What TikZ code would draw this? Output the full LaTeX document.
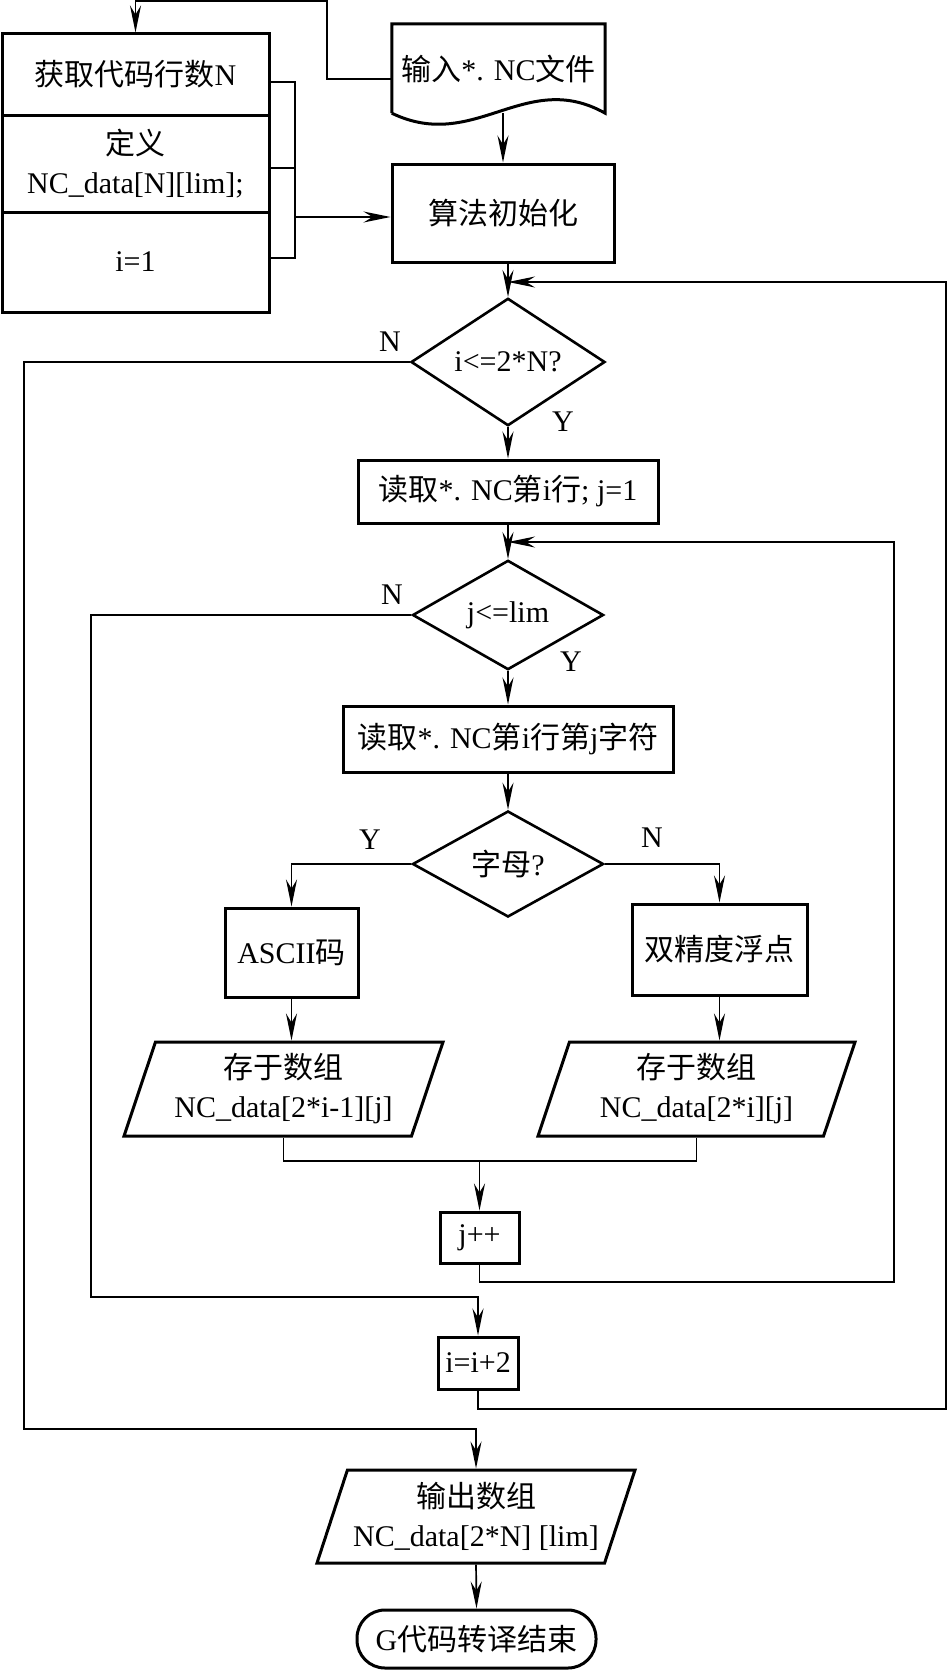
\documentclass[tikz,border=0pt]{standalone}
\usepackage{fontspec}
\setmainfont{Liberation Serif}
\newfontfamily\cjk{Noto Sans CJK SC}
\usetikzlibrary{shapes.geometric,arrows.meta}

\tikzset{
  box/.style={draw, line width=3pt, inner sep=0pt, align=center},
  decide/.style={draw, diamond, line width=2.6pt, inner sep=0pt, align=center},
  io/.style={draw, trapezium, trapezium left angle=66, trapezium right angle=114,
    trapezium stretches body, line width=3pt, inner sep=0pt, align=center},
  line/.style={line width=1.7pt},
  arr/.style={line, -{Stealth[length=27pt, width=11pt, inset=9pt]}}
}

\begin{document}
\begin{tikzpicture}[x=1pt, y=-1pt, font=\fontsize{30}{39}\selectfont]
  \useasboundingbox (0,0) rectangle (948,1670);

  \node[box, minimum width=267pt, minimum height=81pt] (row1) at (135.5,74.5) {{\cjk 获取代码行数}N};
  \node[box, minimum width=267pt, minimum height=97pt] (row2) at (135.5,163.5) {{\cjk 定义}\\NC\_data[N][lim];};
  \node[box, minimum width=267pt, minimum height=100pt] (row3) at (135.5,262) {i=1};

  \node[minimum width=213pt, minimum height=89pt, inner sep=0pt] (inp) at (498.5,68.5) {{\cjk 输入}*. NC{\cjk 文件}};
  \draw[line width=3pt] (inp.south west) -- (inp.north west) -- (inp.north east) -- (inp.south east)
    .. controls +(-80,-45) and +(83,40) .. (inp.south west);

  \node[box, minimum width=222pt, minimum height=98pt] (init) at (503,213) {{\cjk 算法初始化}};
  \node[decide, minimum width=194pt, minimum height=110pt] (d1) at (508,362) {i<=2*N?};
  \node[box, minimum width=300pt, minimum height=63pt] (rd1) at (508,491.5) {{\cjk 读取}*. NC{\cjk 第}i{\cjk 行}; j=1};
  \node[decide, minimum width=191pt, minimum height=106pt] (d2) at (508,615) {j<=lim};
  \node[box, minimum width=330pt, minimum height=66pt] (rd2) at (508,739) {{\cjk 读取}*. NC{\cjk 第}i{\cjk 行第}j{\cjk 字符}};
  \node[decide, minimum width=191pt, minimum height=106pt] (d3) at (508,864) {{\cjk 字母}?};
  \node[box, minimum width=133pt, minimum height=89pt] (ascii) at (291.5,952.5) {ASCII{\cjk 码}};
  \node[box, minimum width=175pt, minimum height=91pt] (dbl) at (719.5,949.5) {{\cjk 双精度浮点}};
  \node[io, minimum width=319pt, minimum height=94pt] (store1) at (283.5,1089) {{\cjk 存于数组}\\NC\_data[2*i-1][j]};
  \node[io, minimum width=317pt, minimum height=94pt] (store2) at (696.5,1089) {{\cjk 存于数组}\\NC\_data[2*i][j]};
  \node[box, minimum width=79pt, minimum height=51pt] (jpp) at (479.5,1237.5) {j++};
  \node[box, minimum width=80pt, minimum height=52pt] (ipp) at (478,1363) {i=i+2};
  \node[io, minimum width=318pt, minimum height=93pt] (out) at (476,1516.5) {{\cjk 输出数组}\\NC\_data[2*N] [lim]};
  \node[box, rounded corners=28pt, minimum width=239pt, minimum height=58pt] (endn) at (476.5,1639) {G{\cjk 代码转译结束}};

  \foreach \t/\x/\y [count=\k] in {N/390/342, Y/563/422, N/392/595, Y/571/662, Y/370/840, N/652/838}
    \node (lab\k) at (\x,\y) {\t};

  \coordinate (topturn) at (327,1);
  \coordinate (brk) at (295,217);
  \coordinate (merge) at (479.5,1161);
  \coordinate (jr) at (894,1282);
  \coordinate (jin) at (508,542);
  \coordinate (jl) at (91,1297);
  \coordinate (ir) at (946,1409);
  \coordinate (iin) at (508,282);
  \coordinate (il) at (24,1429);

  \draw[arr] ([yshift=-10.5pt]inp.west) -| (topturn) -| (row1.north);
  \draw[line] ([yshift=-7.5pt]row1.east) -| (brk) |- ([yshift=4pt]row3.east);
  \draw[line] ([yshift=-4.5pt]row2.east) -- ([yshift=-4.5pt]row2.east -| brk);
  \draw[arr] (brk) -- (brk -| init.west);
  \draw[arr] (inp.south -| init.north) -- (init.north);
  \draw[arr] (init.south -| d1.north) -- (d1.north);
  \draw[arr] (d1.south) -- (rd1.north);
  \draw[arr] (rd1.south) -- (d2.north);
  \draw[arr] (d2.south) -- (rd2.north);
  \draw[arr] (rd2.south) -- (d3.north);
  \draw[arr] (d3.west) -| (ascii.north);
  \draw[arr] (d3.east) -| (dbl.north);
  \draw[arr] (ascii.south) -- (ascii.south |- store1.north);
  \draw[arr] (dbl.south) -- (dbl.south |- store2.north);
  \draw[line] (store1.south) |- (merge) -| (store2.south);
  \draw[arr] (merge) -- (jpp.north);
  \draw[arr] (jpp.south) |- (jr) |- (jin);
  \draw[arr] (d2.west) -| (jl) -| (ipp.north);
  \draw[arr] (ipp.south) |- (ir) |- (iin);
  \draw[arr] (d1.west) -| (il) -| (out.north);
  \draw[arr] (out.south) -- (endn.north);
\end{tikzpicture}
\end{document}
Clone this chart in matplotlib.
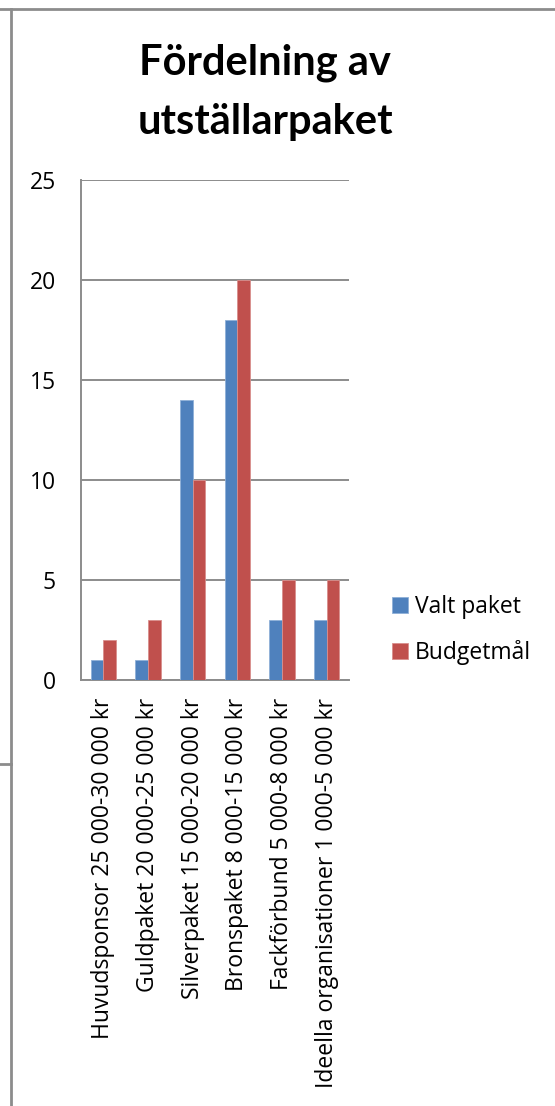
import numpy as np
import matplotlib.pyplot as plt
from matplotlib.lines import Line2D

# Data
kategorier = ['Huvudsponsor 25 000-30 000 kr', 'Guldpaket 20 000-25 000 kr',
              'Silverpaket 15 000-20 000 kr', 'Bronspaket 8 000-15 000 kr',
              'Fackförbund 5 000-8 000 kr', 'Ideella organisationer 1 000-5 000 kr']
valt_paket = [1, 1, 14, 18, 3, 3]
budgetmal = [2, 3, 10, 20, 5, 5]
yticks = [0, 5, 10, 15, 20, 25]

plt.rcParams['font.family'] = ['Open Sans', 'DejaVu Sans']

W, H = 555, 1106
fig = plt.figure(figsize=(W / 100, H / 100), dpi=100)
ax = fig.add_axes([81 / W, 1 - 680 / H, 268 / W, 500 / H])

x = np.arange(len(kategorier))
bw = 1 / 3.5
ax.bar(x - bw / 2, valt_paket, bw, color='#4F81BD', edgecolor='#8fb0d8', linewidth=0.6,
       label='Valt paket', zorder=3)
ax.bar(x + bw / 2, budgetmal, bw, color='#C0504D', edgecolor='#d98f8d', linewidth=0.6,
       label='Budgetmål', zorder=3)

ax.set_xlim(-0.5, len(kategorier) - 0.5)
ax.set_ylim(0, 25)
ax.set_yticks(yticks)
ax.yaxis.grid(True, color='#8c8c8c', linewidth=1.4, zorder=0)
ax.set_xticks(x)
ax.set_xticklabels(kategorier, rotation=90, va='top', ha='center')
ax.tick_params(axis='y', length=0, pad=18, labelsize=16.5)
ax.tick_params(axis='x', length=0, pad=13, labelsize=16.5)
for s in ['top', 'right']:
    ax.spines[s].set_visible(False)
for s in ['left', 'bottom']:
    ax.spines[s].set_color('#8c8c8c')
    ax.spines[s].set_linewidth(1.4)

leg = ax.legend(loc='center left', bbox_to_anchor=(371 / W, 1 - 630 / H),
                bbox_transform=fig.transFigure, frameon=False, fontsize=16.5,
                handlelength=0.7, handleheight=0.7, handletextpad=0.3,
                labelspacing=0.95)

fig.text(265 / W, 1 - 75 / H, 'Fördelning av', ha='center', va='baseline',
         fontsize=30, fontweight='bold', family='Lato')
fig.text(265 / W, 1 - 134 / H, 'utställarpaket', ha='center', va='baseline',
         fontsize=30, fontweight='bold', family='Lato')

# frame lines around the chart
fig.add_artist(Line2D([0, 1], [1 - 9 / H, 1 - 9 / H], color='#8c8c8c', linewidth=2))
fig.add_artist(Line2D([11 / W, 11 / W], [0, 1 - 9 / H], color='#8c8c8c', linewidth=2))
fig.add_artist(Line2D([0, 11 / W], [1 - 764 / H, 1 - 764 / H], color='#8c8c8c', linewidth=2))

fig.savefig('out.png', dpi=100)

**SHORT EXERCISE**
Output the records above as they stand, from the first line to the line with "and +(83,40) .. (inp.south west);", inclusive, and exclude the pictures.

**WORKED SOLUTION**
What TikZ code would draw this? Output the full LaTeX document.
\documentclass[tikz,border=0pt]{standalone}
\usepackage{fontspec}
\setmainfont{Liberation Serif}
\newfontfamily\cjk{Noto Sans CJK SC}
\usetikzlibrary{shapes.geometric,arrows.meta}

\tikzset{
  box/.style={draw, line width=3pt, inner sep=0pt, align=center},
  decide/.style={draw, diamond, line width=2.6pt, inner sep=0pt, align=center},
  io/.style={draw, trapezium, trapezium left angle=66, trapezium right angle=114,
    trapezium stretches body, line width=3pt, inner sep=0pt, align=center},
  line/.style={line width=1.7pt},
  arr/.style={line, -{Stealth[length=27pt, width=11pt, inset=9pt]}}
}

\begin{document}
\begin{tikzpicture}[x=1pt, y=-1pt, font=\fontsize{30}{39}\selectfont]
  \useasboundingbox (0,0) rectangle (948,1670);

  \node[box, minimum width=267pt, minimum height=81pt] (row1) at (135.5,74.5) {{\cjk 获取代码行数}N};
  \node[box, minimum width=267pt, minimum height=97pt] (row2) at (135.5,163.5) {{\cjk 定义}\\NC\_data[N][lim];};
  \node[box, minimum width=267pt, minimum height=100pt] (row3) at (135.5,262) {i=1};

  \node[minimum width=213pt, minimum height=89pt, inner sep=0pt] (inp) at (498.5,68.5) {{\cjk 输入}*. NC{\cjk 文件}};
  \draw[line width=3pt] (inp.south west) -- (inp.north west) -- (inp.north east) -- (inp.south east)
    .. controls +(-80,-45) and +(83,40) .. (inp.south west);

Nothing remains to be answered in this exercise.